Subjectively, it is also common for smells to trigger rich memories involving multiple kinds of sensory information. That is because the smell was not just stored as a discrete smell in the first place, but as a narrative memory, a part of a life story, with all the elements stories contain.
So smelling something is rarely an experience of simply processing odor chemicals as new, discrete and isolated stimuli, which we process as a mere collection of raw olfactory properties. But rather the smell perception itself is at once laden with meaningful associations.
So essentally, one would need to use terms of "metaphor" (expressing something in terms of something else, put one way) to accurately characterize our original neurology, perception, and experience.

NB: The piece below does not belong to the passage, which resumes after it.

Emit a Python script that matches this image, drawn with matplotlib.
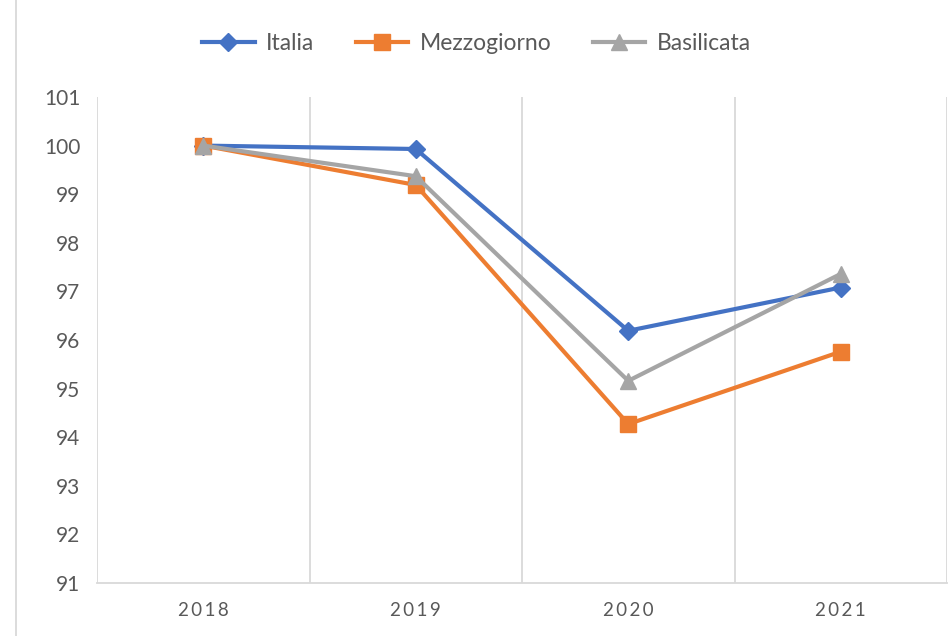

In the past metaphor has been regarded as a kind of "lie", like myth; whereas in a sense it is starting to look like the most accurate way to characterize the world, by grounding everything in the original experience which involves multi-sensory, associative neurology.
There are any number of interesting potential implications of that, for me, involving philosophy of science and perception; education; and society. For example, it would suggest the fundamental importance of art; and a proper role of artists, to bring people in touch with their their own realities/experience, since art is the medium of metaphor. It would also suggest the value of educating young people in the arts; especially for the purposes of general brain development, consistent with other research on that topic.
The study of smell is full of potential insights about various areas of life (e.g., human sexuality), which is one thing that makes it fun.